Segundo ele, o governo de Bolzano-Tirol do Sul lhe dá subsídios para se prevenir contra avalanches e para a gestão de terras. “Tudo isto desapareceria sem os agricultores, estaria coberto de floresta”, disse Comploi, 48 anos, que trabalha na empresa local de teleféricos no inverno. “Estamos mantendo a tradição, a paixão e o modo de vida”.
Já nas comunidades alpinas suíças, a última descida no final do verão é uma verdadeira celebração desse estilo de vida.
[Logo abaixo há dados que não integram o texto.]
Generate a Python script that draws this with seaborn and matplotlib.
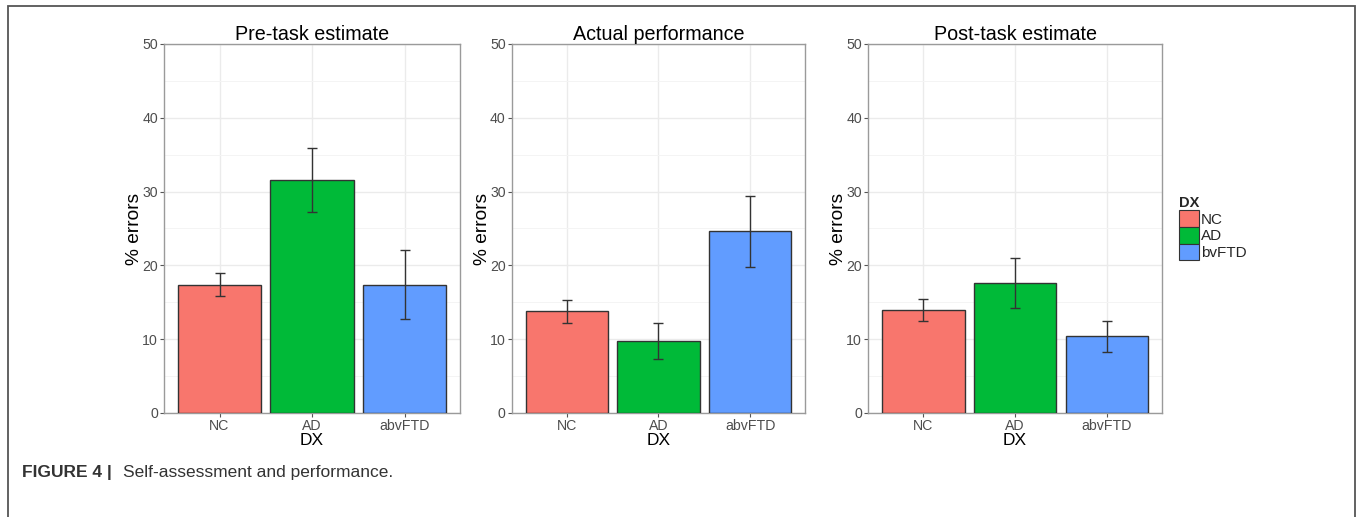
import seaborn as sns
import matplotlib.pyplot as plt
import matplotlib.patches as mpatches
import pandas as pd

groups = ["NC", "AD", "abvFTD"]
legend_labels = ["NC", "AD", "bvFTD"]
panels = ["Pre-task estimate", "Actual performance", "Post-task estimate"]

pre_mean = [17.4, 31.6, 17.4]
pre_lo = [15.8, 27.3, 12.7]
pre_hi = [19.0, 35.9, 22.1]

act_mean = [13.8, 9.8, 24.6]
act_lo = [12.2, 7.3, 19.8]
act_hi = [15.3, 12.2, 29.4]

post_mean = [14.0, 17.6, 10.4]
post_lo = [12.4, 14.2, 8.3]
post_hi = [15.5, 21.0, 12.5]

colors = ["#F8766D", "#00BA38", "#619CFF"]

sns.set_theme(style="white")
plt.rcParams['font.family'] = ['Liberation Sans', 'DejaVu Sans']

fig = plt.figure(figsize=(13.58, 5.17), dpi=100)

boxes = [(0.1208, 0.2180), (0.3770, 0.2158), (0.6392, 0.2165)]
data = [(pre_mean, pre_lo, pre_hi), (act_mean, act_lo, act_hi), (post_mean, post_lo, post_hi)]

for (left, width), title, (m, lo, hi) in zip(boxes, panels, data):
    ax = fig.add_axes([left, 0.2012, width, 0.7137])
    df = pd.DataFrame({"DX": groups, "err": m})
    sns.barplot(data=df, x="DX", y="err", hue="DX", palette=colors, width=0.9,
                saturation=1, edgecolor="#333333", linewidth=1.0, legend=False,
                ax=ax, zorder=3)
    yerr = [[a - b for a, b in zip(m, lo)], [c - a for a, c in zip(m, hi)]]
    ax.errorbar(range(3), m, yerr=yerr, fmt="none", ecolor="#333333",
                elinewidth=1.0, capsize=3.5, capthick=1.0, zorder=4)
    ax.set_xlim(-0.6, 2.6)
    ax.set_ylim(0, 50)
    ax.set_yticks([0, 10, 20, 30, 40, 50])
    ax.set_yticks([5, 15, 25, 35, 45], minor=True)
    ax.grid(True, which="major", color="#EBEBEB", linewidth=1.0, zorder=0)
    ax.grid(True, which="minor", axis="y", color="#F4F4F4", linewidth=0.7, zorder=0)
    ax.set_axisbelow(True)
    for s in ax.spines.values():
        s.set_color("#9A9A9A")
        s.set_linewidth(1.0)
    ax.tick_params(axis="both", which="major", direction="out", length=3, width=0.8,
                   color="#555555", labelsize=10.2, labelcolor="#4D4D4D", pad=1.5,
                   bottom=True, left=True)
    ax.tick_params(axis="y", which="minor", length=0)
    ax.set_title(title, fontsize=14.2, pad=3, color="black")
    ax.set_xlabel("DX", fontsize=12.5, labelpad=0, color="black")
    ax.set_ylabel("% errors", fontsize=13.8, labelpad=-1, color="black")

handles = [mpatches.Patch(facecolor=c, edgecolor="#333333", linewidth=0.8, label=l)
           for c, l in zip(colors, legend_labels)]
leg = fig.legend(handles=handles, title="DX", loc="upper left", bbox_to_anchor=(0.864, 0.632),
                 frameon=False, fontsize=11, handlelength=1.3, handleheight=1.3,
                 handletextpad=0.1, labelspacing=0.0, borderaxespad=0)
leg.get_title().set_fontweight("bold")
leg.get_title().set_fontsize(10.5)
leg._legend_box.align = "left"

# outer frame of the figure panel
frame = mpatches.Rectangle((8 / 1358, -0.1), (1355 - 8) / 1358, 1.1 - 6 / 517,
                           transform=fig.transFigure, fill=False,
                           edgecolor="#555555", linewidth=1.3)
fig.add_artist(frame)

fig.text(22 / 1358, 1 - 472 / 517, "FIGURE 4 |", fontsize=12.5, fontweight="bold",
         color="#333333", va="center", ha="left")
fig.text(123 / 1358, 1 - 472 / 517, "Self-assessment and performance.", fontsize=12.5,
         color="#333333", va="center", ha="left")

fig.savefig("out.png", dpi=100)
As famílias substituem os pequenos sinos de suas vacas pelos grandes, apenas para anunciar o momento.
“Quando você coloca os sinos grandes, [todos] sabem que estão descendo”, diz Eliane Maurer. Sua família é uma das que guiam 450 animais ao pasto durante a temporada. Eles ainda dividem a descida em turnos, para não causar buracos.